# [Aim of the exercise]
Everything in the listing except the pictures should be written out exactly.

# [Data lines]

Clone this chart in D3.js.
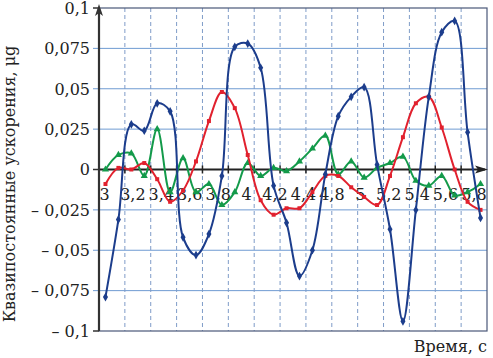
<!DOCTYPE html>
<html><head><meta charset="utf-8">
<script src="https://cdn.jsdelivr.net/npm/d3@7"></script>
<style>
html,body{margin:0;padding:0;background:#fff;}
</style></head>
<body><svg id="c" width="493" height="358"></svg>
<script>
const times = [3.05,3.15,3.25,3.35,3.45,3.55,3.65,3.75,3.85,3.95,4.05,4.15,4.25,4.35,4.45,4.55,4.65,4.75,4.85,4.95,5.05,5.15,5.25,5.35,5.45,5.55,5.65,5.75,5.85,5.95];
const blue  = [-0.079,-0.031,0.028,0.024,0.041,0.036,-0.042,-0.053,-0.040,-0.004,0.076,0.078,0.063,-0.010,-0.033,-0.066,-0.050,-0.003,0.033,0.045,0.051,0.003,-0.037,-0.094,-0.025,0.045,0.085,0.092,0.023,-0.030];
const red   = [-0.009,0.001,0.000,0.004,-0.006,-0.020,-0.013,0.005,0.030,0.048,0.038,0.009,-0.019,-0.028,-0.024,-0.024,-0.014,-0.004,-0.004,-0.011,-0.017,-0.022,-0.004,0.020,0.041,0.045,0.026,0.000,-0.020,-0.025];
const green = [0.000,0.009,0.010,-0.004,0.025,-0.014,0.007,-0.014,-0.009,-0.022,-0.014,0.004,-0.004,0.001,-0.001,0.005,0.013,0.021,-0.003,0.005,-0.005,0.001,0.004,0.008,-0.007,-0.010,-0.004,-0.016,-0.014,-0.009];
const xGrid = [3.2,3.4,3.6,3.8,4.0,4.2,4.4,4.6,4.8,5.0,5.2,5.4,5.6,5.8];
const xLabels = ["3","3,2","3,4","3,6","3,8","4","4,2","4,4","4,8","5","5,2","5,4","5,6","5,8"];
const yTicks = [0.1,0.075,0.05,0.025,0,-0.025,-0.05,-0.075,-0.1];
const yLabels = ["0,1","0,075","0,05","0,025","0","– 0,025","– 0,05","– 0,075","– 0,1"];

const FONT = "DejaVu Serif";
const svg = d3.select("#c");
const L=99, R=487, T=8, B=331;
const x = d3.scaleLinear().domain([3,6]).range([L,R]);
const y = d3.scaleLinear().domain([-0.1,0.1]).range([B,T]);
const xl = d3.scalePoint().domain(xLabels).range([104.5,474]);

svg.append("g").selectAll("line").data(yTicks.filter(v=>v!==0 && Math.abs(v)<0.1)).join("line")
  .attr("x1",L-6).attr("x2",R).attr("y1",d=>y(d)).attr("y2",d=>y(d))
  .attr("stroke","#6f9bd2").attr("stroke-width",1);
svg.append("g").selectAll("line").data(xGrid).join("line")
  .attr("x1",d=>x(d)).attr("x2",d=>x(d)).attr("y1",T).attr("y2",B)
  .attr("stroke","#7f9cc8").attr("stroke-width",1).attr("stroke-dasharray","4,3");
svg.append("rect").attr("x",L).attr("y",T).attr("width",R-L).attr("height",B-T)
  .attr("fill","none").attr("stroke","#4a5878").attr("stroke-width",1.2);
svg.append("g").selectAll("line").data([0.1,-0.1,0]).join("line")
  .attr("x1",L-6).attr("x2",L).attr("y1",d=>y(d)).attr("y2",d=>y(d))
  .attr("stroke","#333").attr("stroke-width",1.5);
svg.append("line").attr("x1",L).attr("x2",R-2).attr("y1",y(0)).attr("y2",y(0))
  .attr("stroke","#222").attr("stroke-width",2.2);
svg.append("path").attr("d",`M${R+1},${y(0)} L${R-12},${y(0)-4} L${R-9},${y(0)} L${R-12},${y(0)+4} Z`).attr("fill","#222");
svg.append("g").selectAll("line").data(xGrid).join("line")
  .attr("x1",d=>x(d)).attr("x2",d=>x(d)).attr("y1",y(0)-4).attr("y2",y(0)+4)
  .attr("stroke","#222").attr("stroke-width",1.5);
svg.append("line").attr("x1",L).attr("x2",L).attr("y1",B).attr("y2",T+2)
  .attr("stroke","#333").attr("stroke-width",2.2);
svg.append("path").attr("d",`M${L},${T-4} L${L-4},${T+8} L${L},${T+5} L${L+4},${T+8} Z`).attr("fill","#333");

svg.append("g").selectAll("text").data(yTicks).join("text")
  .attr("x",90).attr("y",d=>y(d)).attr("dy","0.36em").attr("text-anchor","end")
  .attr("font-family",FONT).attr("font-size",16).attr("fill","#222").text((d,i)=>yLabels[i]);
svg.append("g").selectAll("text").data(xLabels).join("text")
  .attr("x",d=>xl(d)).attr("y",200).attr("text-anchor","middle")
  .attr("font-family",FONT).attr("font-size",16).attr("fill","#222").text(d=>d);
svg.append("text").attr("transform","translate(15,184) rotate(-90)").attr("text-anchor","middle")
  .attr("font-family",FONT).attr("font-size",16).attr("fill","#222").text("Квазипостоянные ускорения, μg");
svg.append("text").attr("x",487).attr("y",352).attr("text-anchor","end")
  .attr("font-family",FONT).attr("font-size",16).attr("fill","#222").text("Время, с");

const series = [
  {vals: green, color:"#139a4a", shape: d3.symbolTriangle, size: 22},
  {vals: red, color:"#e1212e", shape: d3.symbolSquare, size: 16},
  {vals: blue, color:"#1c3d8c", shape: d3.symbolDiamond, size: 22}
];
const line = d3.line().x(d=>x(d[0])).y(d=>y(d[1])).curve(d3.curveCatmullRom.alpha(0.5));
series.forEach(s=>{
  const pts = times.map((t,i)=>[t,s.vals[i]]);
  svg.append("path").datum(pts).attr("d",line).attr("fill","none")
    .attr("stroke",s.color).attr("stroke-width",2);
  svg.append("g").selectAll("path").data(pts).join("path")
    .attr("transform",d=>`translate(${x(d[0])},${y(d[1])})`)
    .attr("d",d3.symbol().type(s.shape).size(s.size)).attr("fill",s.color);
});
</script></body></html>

# [Response to the exercise]
Clone this chart in D3.js.
<!DOCTYPE html>
<html><head><meta charset="utf-8">
<script src="https://cdn.jsdelivr.net/npm/d3@7"></script>
<style>
html,body{margin:0;padding:0;background:#fff;}
</style></head>
<body><svg id="c" width="493" height="358"></svg>
<script>
const times = [3.05,3.15,3.25,3.35,3.45,3.55,3.65,3.75,3.85,3.95,4.05,4.15,4.25,4.35,4.45,4.55,4.65,4.75,4.85,4.95,5.05,5.15,5.25,5.35,5.45,5.55,5.65,5.75,5.85,5.95];
const blue  = [-0.079,-0.031,0.028,0.024,0.041,0.036,-0.042,-0.053,-0.040,-0.004,0.076,0.078,0.063,-0.010,-0.033,-0.066,-0.050,-0.003,0.033,0.045,0.051,0.003,-0.037,-0.094,-0.025,0.045,0.085,0.092,0.023,-0.030];
const red   = [-0.009,0.001,0.000,0.004,-0.006,-0.020,-0.013,0.005,0.030,0.048,0.038,0.009,-0.019,-0.028,-0.024,-0.024,-0.014,-0.004,-0.004,-0.011,-0.017,-0.022,-0.004,0.020,0.041,0.045,0.026,0.000,-0.020,-0.025];
const green = [0.000,0.009,0.010,-0.004,0.025,-0.014,0.007,-0.014,-0.009,-0.022,-0.014,0.004,-0.004,0.001,-0.001,0.005,0.013,0.021,-0.003,0.005,-0.005,0.001,0.004,0.008,-0.007,-0.010,-0.004,-0.016,-0.014,-0.009];
const xGrid = [3.2,3.4,3.6,3.8,4.0,4.2,4.4,4.6,4.8,5.0,5.2,5.4,5.6,5.8];
const xLabels = ["3","3,2","3,4","3,6","3,8","4","4,2","4,4","4,8","5","5,2","5,4","5,6","5,8"];
const yTicks = [0.1,0.075,0.05,0.025,0,-0.025,-0.05,-0.075,-0.1];
const yLabels = ["0,1","0,075","0,05","0,025","0","– 0,025","– 0,05","– 0,075","– 0,1"];

const FONT = "DejaVu Serif";
const svg = d3.select("#c");
const L=99, R=487, T=8, B=331;
const x = d3.scaleLinear().domain([3,6]).range([L,R]);
const y = d3.scaleLinear().domain([-0.1,0.1]).range([B,T]);
const xl = d3.scalePoint().domain(xLabels).range([104.5,474]);

svg.append("g").selectAll("line").data(yTicks.filter(v=>v!==0 && Math.abs(v)<0.1)).join("line")
  .attr("x1",L-6).attr("x2",R).attr("y1",d=>y(d)).attr("y2",d=>y(d))
  .attr("stroke","#6f9bd2").attr("stroke-width",1);
svg.append("g").selectAll("line").data(xGrid).join("line")
  .attr("x1",d=>x(d)).attr("x2",d=>x(d)).attr("y1",T).attr("y2",B)
  .attr("stroke","#7f9cc8").attr("stroke-width",1).attr("stroke-dasharray","4,3");
svg.append("rect").attr("x",L).attr("y",T).attr("width",R-L).attr("height",B-T)
  .attr("fill","none").attr("stroke","#4a5878").attr("stroke-width",1.2);
svg.append("g").selectAll("line").data([0.1,-0.1,0]).join("line")
  .attr("x1",L-6).attr("x2",L).attr("y1",d=>y(d)).attr("y2",d=>y(d))
  .attr("stroke","#333").attr("stroke-width",1.5);
svg.append("line").attr("x1",L).attr("x2",R-2).attr("y1",y(0)).attr("y2",y(0))
  .attr("stroke","#222").attr("stroke-width",2.2);
svg.append("path").attr("d",`M${R+1},${y(0)} L${R-12},${y(0)-4} L${R-9},${y(0)} L${R-12},${y(0)+4} Z`).attr("fill","#222");
svg.append("g").selectAll("line").data(xGrid).join("line")
  .attr("x1",d=>x(d)).attr("x2",d=>x(d)).attr("y1",y(0)-4).attr("y2",y(0)+4)
  .attr("stroke","#222").attr("stroke-width",1.5);
svg.append("line").attr("x1",L).attr("x2",L).attr("y1",B).attr("y2",T+2)
  .attr("stroke","#333").attr("stroke-width",2.2);
svg.append("path").attr("d",`M${L},${T-4} L${L-4},${T+8} L${L},${T+5} L${L+4},${T+8} Z`).attr("fill","#333");

svg.append("g").selectAll("text").data(yTicks).join("text")
  .attr("x",90).attr("y",d=>y(d)).attr("dy","0.36em").attr("text-anchor","end")
  .attr("font-family",FONT).attr("font-size",16).attr("fill","#222").text((d,i)=>yLabels[i]);
svg.append("g").selectAll("text").data(xLabels).join("text")
  .attr("x",d=>xl(d)).attr("y",200).attr("text-anchor","middle")
  .attr("font-family",FONT).attr("font-size",16).attr("fill","#222").text(d=>d);
svg.append("text").attr("transform","translate(15,184) rotate(-90)").attr("text-anchor","middle")
  .attr("font-family",FONT).attr("font-size",16).attr("fill","#222").text("Квазипостоянные ускорения, μg");
svg.append("text").attr("x",487).attr("y",352).attr("text-anchor","end")
  .attr("font-family",FONT).attr("font-size",16).attr("fill","#222").text("Время, с");

const series = [
  {vals: green, color:"#139a4a", shape: d3.symbolTriangle, size: 22},
  {vals: red, color:"#e1212e", shape: d3.symbolSquare, size: 16},
  {vals: blue, color:"#1c3d8c", shape: d3.symbolDiamond, size: 22}
];
const line = d3.line().x(d=>x(d[0])).y(d=>y(d[1])).curve(d3.curveCatmullRom.alpha(0.5));
series.forEach(s=>{
  const pts = times.map((t,i)=>[t,s.vals[i]]);
  svg.append("path").datum(pts).attr("d",line).attr("fill","none")
    .attr("stroke",s.color).attr("stroke-width",2);
  svg.append("g").selectAll("path").data(pts).join("path")
    .attr("transform",d=>`translate(${x(d[0])},${y(d[1])})`)
    .attr("d",d3.symbol().type(s.shape).size(s.size)).attr("fill",s.color);
});
</script></body></html>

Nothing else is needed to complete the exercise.